AIM.
From the opening line of the records through the line bearing "(admin-m\i) at ($(admin-m.north", set down every line exactly.

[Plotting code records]

■ ■ ■ ■

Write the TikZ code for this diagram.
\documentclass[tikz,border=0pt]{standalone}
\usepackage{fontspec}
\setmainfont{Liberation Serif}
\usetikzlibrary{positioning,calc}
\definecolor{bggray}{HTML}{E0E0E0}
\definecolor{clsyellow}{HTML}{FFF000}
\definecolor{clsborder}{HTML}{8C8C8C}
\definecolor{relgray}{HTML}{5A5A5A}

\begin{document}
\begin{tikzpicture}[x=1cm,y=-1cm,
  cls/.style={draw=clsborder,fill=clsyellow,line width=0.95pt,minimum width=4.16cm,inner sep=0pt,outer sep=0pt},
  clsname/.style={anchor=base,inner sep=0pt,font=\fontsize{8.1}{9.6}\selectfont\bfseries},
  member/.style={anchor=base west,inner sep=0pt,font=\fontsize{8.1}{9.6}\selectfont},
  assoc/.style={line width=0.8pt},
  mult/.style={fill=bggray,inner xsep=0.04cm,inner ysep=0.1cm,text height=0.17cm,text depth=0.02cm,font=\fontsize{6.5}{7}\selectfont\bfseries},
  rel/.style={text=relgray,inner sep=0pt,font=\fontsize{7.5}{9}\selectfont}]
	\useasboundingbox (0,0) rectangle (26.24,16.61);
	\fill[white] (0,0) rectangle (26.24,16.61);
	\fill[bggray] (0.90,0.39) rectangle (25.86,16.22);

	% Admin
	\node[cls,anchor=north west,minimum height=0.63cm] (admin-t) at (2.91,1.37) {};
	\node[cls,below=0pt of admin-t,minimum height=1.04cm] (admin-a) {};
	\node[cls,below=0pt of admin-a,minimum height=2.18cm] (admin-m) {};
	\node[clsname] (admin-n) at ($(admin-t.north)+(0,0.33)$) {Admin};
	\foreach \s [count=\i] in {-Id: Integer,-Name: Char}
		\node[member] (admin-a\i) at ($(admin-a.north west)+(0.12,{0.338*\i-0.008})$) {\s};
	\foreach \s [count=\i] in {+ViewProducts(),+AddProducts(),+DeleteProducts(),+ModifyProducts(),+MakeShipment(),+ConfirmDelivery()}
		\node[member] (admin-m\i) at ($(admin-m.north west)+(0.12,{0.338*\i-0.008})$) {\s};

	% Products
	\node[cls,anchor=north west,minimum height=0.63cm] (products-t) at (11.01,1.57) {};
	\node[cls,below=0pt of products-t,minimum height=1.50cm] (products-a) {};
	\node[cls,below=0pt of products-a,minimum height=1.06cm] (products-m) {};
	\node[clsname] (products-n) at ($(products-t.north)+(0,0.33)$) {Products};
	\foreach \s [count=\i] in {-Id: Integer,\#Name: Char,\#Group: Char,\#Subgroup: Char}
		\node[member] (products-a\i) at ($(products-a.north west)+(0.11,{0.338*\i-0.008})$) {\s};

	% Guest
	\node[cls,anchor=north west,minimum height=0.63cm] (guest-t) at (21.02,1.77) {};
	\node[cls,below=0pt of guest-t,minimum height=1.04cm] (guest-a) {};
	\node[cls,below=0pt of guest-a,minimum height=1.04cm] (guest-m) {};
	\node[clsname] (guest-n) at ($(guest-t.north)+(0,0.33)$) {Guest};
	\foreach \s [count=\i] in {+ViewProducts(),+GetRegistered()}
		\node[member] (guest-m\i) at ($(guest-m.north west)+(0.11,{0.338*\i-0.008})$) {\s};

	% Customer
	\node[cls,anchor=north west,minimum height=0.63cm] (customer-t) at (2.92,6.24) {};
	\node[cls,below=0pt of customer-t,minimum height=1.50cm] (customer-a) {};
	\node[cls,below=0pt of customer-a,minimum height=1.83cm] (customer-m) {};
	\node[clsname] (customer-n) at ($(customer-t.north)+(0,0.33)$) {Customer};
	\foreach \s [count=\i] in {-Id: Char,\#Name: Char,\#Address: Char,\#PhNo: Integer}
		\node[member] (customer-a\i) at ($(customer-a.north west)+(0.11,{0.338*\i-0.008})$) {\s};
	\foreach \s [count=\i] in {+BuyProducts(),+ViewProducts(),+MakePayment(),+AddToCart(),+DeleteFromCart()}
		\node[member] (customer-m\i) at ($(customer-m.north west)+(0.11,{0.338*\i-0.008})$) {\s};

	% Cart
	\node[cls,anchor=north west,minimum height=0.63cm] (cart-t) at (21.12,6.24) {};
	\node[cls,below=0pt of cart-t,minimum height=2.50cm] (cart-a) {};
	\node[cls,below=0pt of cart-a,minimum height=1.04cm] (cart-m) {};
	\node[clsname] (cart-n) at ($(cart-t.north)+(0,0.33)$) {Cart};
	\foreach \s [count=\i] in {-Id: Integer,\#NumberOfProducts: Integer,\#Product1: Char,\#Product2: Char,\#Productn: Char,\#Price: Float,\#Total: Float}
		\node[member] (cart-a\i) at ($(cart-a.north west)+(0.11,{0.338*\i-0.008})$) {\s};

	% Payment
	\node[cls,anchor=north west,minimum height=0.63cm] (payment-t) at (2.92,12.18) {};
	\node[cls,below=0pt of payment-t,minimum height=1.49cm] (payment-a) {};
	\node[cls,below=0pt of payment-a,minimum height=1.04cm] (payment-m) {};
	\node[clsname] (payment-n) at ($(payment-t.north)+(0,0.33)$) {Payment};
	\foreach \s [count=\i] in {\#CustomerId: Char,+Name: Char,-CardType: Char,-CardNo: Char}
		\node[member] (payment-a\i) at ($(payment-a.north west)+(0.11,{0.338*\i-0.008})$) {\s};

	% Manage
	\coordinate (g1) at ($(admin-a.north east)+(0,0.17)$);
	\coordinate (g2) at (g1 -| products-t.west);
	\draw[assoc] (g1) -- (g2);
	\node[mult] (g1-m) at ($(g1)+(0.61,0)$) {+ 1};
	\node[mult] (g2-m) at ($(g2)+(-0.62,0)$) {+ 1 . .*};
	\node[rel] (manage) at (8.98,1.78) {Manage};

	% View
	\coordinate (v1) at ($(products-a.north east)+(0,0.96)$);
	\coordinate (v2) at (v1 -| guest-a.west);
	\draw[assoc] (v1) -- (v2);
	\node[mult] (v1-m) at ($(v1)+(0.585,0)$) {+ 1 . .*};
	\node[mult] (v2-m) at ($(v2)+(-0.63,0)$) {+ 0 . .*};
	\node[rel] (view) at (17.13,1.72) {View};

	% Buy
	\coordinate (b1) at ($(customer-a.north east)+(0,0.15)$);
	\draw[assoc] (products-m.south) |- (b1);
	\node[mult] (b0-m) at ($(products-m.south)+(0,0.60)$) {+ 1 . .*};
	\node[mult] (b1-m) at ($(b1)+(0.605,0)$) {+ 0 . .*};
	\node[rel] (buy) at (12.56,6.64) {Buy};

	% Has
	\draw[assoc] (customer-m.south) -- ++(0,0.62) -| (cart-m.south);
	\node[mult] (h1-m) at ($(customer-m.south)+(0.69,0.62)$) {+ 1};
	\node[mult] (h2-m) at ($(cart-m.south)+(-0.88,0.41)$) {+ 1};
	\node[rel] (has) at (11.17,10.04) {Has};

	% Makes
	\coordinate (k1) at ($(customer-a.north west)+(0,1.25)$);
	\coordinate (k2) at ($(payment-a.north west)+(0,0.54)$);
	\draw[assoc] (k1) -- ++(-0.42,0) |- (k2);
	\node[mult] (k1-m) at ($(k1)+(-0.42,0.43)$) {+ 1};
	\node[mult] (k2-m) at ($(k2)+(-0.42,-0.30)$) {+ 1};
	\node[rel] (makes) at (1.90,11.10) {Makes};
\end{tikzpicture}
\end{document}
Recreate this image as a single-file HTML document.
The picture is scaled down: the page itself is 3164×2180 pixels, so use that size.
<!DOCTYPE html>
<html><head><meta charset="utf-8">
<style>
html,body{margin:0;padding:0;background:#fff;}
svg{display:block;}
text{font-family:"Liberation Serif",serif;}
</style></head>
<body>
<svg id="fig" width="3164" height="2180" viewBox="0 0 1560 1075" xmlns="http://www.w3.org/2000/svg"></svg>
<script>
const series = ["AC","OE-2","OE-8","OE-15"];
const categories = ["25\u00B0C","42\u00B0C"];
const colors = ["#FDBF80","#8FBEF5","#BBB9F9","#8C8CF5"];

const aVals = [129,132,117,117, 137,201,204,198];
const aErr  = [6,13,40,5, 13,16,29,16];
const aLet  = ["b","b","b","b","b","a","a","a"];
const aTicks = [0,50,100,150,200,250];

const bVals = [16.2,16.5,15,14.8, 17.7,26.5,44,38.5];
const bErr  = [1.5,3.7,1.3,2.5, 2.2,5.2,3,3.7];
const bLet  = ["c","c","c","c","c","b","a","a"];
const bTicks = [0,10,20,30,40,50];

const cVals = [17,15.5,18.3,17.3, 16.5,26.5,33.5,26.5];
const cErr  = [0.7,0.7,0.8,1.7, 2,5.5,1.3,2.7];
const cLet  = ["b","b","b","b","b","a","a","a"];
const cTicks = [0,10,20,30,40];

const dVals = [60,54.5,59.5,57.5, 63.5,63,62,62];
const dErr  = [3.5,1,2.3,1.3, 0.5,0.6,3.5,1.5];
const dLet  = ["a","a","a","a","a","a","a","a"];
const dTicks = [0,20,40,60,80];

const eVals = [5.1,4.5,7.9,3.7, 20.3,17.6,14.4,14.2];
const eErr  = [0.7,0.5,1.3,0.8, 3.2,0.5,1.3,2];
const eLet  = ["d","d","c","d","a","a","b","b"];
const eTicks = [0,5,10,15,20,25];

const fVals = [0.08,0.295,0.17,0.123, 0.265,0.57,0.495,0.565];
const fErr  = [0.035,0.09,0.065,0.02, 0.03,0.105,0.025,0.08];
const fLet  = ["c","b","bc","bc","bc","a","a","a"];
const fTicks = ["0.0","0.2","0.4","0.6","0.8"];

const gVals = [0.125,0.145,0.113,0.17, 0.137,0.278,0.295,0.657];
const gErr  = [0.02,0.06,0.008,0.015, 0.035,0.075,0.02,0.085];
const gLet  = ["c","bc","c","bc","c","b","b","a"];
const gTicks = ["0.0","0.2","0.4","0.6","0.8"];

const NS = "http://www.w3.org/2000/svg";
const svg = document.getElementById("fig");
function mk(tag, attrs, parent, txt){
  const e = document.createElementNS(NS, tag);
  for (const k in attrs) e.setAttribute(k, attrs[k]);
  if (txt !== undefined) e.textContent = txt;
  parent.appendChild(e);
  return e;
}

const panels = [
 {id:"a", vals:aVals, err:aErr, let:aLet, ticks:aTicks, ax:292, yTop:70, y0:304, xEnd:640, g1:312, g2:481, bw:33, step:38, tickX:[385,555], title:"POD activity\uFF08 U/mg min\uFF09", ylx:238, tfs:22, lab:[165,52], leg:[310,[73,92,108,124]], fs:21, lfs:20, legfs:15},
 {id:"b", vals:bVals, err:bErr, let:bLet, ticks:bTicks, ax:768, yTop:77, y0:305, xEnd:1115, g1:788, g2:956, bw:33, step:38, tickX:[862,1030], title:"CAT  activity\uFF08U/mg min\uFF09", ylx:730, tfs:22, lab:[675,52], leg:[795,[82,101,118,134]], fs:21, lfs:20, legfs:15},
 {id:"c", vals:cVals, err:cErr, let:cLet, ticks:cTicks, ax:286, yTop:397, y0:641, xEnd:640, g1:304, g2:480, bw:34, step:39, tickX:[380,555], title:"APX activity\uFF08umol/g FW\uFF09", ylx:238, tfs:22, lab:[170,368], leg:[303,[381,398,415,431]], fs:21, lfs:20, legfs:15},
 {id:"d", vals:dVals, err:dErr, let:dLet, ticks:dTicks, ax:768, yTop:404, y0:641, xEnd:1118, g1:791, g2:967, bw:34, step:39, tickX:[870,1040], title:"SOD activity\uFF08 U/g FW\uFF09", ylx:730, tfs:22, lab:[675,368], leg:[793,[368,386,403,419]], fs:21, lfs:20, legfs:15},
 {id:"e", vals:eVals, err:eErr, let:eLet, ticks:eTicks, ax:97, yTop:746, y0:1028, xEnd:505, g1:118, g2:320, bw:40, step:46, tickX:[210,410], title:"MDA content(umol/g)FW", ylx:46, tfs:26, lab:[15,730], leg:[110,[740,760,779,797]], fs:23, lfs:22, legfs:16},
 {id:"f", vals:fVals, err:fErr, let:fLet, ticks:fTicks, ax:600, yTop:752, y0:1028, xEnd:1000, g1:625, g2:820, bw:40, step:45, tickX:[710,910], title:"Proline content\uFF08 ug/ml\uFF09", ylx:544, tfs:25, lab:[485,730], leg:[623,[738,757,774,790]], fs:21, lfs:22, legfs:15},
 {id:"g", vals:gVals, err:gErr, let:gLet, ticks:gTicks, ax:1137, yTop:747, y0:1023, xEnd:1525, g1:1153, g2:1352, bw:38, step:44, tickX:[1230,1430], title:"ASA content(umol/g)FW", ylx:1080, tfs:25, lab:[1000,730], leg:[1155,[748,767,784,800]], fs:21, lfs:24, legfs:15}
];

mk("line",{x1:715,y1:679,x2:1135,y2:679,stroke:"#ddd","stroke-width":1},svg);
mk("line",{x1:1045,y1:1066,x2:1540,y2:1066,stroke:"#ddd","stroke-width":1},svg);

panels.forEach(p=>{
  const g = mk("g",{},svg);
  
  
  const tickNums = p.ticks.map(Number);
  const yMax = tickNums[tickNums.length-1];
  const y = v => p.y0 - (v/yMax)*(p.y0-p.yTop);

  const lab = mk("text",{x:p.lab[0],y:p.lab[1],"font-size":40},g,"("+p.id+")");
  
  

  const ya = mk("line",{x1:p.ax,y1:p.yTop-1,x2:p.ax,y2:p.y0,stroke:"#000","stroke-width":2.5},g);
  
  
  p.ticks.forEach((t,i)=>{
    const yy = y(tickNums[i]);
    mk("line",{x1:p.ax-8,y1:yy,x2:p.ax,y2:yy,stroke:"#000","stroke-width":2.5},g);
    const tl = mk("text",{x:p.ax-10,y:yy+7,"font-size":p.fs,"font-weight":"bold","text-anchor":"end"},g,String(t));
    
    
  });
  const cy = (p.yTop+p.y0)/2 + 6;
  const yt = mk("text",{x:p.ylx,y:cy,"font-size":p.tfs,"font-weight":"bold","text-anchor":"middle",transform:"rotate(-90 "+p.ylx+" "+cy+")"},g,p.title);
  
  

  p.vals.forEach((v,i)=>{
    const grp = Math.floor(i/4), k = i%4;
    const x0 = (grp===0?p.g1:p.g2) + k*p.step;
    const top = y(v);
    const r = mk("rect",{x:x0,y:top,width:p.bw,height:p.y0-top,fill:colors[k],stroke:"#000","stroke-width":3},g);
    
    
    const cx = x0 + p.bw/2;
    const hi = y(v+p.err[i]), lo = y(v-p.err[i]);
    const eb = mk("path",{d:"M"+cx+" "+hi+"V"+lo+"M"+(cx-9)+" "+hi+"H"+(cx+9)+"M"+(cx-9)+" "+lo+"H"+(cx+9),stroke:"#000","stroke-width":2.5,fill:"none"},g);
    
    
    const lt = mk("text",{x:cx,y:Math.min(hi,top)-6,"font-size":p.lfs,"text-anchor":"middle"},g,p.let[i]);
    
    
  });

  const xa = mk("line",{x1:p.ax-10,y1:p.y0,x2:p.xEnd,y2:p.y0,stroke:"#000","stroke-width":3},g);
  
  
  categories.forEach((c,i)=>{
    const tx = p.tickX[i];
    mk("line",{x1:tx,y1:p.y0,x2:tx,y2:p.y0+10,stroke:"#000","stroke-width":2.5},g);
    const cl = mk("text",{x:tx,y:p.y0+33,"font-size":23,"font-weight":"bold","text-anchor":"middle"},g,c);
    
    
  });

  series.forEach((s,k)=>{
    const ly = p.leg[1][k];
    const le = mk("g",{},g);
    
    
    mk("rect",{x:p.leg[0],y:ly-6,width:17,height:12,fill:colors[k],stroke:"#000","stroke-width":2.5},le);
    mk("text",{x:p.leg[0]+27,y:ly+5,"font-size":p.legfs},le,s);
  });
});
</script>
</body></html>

■ ■ ■ ■

PROBLEM SOLUTION.
Write the TikZ code for this diagram.
\documentclass[tikz,border=0pt]{standalone}
\usepackage{fontspec}
\setmainfont{Liberation Serif}
\usetikzlibrary{positioning,calc}
\definecolor{bggray}{HTML}{E0E0E0}
\definecolor{clsyellow}{HTML}{FFF000}
\definecolor{clsborder}{HTML}{8C8C8C}
\definecolor{relgray}{HTML}{5A5A5A}

\begin{document}
\begin{tikzpicture}[x=1cm,y=-1cm,
  cls/.style={draw=clsborder,fill=clsyellow,line width=0.95pt,minimum width=4.16cm,inner sep=0pt,outer sep=0pt},
  clsname/.style={anchor=base,inner sep=0pt,font=\fontsize{8.1}{9.6}\selectfont\bfseries},
  member/.style={anchor=base west,inner sep=0pt,font=\fontsize{8.1}{9.6}\selectfont},
  assoc/.style={line width=0.8pt},
  mult/.style={fill=bggray,inner xsep=0.04cm,inner ysep=0.1cm,text height=0.17cm,text depth=0.02cm,font=\fontsize{6.5}{7}\selectfont\bfseries},
  rel/.style={text=relgray,inner sep=0pt,font=\fontsize{7.5}{9}\selectfont}]
	\useasboundingbox (0,0) rectangle (26.24,16.61);
	\fill[white] (0,0) rectangle (26.24,16.61);
	\fill[bggray] (0.90,0.39) rectangle (25.86,16.22);

	% Admin
	\node[cls,anchor=north west,minimum height=0.63cm] (admin-t) at (2.91,1.37) {};
	\node[cls,below=0pt of admin-t,minimum height=1.04cm] (admin-a) {};
	\node[cls,below=0pt of admin-a,minimum height=2.18cm] (admin-m) {};
	\node[clsname] (admin-n) at ($(admin-t.north)+(0,0.33)$) {Admin};
	\foreach \s [count=\i] in {-Id: Integer,-Name: Char}
		\node[member] (admin-a\i) at ($(admin-a.north west)+(0.12,{0.338*\i-0.008})$) {\s};
	\foreach \s [count=\i] in {+ViewProducts(),+AddProducts(),+DeleteProducts(),+ModifyProducts(),+MakeShipment(),+ConfirmDelivery()}
		\node[member] (admin-m\i) at ($(admin-m.north west)+(0.12,{0.338*\i-0.008})$) {\s};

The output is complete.